Records for the task:
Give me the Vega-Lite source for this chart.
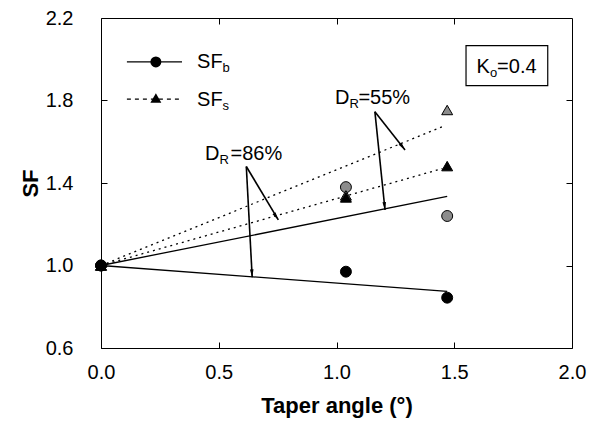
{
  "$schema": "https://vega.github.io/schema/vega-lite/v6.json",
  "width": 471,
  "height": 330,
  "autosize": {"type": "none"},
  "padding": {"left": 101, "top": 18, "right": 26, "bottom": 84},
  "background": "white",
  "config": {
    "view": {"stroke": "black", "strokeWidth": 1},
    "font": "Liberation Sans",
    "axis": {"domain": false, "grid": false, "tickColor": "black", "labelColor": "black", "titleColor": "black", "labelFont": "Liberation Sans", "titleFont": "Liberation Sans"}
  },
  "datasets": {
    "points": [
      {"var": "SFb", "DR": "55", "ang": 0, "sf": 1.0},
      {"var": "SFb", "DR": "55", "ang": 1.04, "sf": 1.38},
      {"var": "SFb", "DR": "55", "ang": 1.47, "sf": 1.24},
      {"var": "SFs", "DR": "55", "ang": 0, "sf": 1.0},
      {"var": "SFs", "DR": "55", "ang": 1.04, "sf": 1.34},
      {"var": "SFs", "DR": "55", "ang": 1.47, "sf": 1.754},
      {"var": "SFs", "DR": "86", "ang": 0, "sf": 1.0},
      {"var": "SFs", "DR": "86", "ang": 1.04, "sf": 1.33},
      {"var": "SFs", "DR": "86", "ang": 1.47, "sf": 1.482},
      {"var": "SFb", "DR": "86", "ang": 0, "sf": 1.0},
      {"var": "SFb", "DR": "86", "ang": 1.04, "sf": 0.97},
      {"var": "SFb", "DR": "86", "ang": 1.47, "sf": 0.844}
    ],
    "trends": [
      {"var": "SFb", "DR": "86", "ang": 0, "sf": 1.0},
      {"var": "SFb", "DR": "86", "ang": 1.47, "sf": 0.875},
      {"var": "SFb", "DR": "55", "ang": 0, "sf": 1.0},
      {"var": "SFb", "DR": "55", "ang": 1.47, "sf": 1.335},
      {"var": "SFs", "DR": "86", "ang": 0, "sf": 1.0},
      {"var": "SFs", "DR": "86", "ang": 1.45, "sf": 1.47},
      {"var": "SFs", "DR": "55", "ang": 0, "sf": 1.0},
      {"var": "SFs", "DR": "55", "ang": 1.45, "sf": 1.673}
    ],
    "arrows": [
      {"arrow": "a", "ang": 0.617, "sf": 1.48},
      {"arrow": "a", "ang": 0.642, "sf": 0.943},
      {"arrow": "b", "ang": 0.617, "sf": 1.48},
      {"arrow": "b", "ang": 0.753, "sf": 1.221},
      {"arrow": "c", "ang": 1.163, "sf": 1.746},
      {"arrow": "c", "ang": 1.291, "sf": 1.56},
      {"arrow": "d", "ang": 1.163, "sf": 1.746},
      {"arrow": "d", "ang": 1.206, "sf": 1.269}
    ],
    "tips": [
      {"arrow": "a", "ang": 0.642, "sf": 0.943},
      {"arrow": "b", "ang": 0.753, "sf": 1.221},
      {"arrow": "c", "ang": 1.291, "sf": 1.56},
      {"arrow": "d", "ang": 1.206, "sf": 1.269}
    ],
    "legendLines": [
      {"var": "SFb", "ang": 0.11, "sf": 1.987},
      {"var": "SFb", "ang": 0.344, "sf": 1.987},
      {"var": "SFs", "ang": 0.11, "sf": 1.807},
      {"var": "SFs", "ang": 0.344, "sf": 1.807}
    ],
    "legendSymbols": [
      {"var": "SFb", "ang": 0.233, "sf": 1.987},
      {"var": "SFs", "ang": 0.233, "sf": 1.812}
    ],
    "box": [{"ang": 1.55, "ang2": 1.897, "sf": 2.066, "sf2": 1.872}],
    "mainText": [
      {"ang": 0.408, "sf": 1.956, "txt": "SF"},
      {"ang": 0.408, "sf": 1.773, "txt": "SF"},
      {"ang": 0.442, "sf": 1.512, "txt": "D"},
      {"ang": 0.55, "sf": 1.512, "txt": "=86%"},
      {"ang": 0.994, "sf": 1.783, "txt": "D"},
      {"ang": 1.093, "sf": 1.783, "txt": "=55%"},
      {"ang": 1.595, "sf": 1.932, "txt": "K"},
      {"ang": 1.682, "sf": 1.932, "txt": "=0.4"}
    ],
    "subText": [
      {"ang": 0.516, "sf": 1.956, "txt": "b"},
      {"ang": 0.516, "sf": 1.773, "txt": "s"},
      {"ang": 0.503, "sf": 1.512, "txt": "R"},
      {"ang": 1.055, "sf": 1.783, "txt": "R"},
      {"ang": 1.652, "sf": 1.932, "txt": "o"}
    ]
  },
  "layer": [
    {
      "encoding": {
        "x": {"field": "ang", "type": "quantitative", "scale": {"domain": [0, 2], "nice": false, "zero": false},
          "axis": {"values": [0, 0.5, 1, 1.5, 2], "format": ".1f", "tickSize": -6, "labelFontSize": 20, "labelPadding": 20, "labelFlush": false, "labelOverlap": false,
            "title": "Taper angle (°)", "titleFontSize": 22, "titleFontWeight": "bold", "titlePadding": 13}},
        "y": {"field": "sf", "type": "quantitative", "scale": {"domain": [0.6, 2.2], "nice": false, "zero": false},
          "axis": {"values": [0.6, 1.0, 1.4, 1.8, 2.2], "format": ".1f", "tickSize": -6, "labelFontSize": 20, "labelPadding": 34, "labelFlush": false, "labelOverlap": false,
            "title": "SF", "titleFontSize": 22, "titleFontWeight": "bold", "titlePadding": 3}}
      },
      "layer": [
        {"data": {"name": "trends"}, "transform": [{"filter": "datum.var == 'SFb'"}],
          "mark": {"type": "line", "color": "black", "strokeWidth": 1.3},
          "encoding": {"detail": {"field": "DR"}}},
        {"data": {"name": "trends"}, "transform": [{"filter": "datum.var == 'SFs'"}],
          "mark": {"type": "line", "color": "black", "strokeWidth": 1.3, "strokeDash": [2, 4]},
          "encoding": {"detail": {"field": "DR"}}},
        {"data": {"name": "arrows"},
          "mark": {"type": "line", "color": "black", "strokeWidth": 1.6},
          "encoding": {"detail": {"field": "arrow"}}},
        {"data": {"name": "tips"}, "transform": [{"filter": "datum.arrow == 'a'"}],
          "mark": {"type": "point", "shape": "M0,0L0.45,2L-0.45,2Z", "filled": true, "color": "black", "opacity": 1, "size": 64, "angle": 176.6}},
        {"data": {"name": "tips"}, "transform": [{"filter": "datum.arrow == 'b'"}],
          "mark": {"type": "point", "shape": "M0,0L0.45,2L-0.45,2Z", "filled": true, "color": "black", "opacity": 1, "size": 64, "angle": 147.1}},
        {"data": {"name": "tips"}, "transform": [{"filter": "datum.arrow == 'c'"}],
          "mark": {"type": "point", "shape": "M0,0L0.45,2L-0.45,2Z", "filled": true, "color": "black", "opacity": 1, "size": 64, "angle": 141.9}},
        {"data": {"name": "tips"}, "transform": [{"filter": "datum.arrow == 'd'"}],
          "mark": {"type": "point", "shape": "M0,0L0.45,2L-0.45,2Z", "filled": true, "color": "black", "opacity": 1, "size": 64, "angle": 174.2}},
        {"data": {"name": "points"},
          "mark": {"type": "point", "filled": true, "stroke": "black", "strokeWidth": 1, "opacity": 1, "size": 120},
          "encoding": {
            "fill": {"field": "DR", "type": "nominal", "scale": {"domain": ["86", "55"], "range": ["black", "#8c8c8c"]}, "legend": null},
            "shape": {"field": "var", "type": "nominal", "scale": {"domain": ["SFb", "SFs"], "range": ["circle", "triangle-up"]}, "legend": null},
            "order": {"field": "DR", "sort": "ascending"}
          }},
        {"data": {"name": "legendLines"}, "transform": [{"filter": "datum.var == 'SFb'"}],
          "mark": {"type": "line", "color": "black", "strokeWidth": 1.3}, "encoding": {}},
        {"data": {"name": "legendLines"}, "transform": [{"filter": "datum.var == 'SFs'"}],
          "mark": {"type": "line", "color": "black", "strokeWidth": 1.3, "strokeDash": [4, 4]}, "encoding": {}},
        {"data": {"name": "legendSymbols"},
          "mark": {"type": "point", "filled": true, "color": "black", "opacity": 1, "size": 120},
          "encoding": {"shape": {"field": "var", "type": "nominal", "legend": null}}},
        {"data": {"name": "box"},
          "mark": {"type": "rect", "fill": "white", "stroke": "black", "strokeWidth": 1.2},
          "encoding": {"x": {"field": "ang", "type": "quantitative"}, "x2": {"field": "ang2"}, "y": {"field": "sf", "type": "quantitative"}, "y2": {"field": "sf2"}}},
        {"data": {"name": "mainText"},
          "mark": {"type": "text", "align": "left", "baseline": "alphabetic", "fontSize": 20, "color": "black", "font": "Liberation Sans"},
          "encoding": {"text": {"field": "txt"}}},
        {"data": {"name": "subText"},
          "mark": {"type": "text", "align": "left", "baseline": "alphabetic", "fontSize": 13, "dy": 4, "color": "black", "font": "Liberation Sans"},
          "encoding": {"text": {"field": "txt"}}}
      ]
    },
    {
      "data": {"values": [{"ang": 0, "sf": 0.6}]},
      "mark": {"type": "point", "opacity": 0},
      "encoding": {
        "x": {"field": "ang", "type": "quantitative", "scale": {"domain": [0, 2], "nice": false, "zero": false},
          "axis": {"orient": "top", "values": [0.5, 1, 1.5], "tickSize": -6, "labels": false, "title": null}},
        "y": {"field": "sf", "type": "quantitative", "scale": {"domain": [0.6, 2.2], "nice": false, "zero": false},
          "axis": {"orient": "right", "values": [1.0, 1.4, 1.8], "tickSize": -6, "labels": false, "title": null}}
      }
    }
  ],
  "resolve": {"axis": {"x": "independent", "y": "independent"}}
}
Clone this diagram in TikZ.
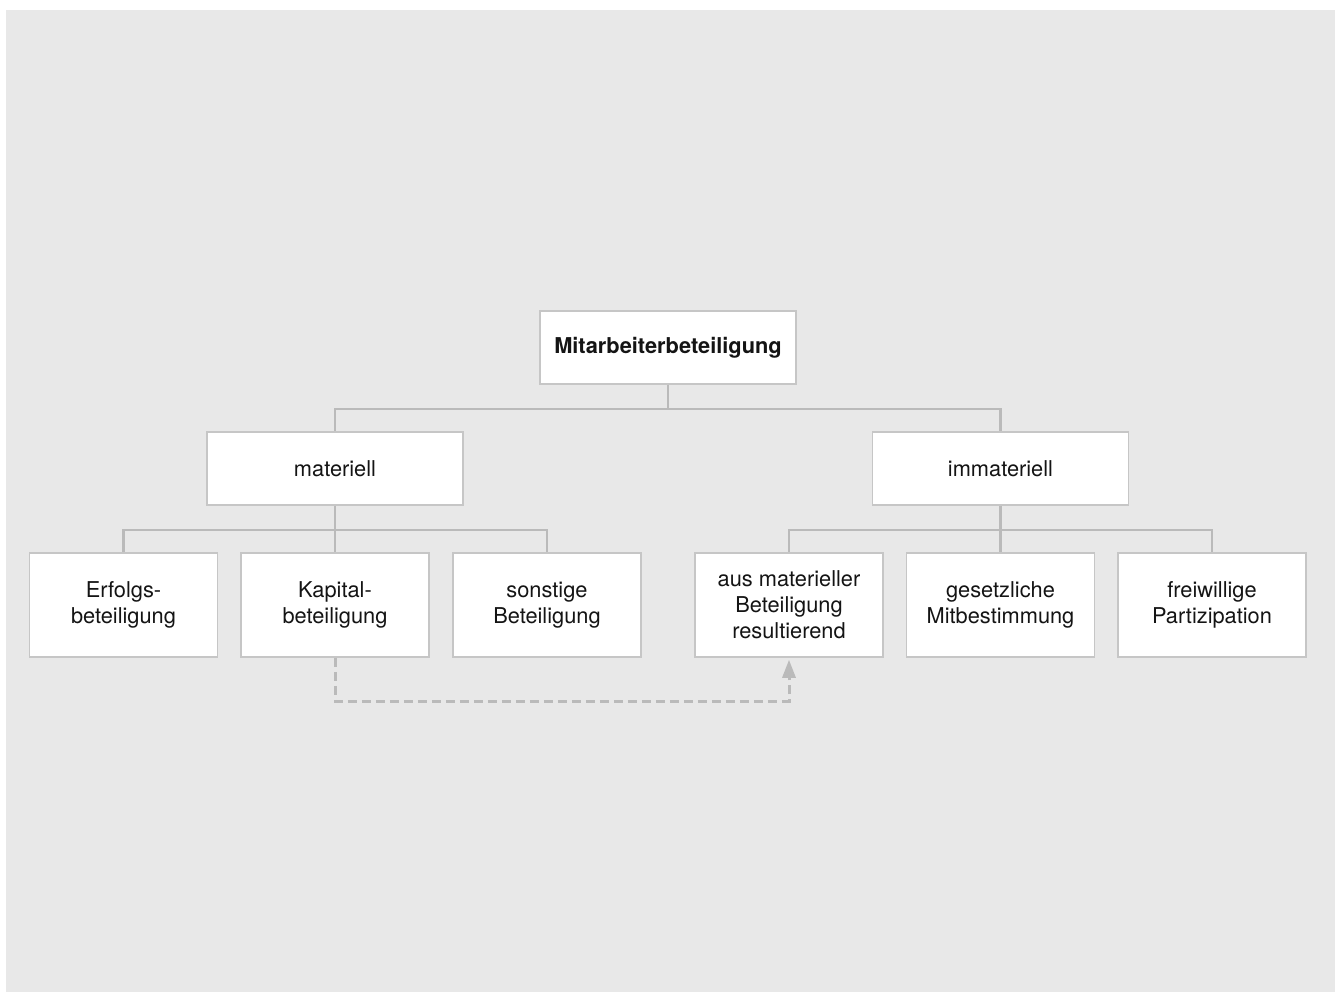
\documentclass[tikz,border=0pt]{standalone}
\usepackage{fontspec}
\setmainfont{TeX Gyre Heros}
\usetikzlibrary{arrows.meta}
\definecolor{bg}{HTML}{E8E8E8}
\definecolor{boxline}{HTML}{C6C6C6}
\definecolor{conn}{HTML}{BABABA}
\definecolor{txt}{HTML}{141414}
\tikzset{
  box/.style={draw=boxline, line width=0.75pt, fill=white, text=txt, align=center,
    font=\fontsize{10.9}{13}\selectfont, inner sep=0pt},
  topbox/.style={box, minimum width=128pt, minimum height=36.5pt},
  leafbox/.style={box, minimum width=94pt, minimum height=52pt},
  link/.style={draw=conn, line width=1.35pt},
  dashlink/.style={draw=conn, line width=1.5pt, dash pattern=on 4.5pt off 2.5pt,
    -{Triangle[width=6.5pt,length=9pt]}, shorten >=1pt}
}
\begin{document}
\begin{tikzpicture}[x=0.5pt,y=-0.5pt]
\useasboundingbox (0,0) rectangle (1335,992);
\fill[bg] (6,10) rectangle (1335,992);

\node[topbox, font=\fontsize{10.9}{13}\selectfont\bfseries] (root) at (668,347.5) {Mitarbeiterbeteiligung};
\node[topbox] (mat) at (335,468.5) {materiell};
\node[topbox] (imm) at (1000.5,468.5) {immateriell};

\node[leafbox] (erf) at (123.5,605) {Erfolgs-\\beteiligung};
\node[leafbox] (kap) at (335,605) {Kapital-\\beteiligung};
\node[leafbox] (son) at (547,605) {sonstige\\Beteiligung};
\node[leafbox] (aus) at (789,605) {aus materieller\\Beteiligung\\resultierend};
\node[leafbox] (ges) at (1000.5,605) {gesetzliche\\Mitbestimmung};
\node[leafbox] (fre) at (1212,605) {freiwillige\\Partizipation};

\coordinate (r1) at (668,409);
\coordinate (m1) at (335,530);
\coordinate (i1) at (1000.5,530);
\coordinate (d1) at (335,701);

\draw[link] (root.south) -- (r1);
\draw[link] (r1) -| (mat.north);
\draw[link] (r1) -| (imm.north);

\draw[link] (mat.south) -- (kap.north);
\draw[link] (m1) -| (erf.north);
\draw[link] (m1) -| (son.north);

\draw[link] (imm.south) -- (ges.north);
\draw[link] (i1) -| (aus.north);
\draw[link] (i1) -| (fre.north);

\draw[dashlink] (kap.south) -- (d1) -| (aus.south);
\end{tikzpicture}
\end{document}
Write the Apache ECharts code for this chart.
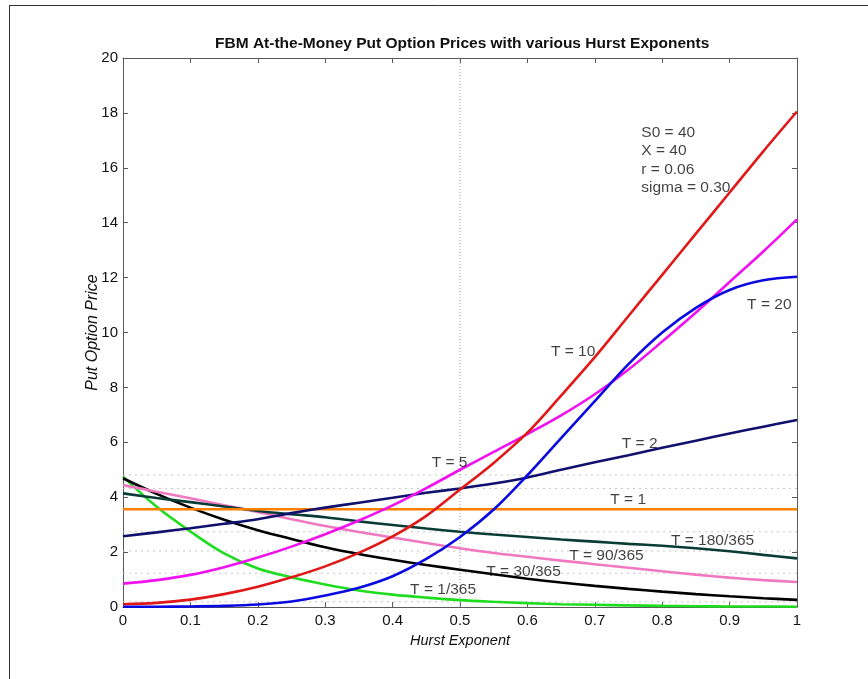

Exercise task: Copy each line in the data that holds the word "chart".

Final answer:
Give me the Vega-Lite source for this chart.
Write the Apache ECharts code for this chart.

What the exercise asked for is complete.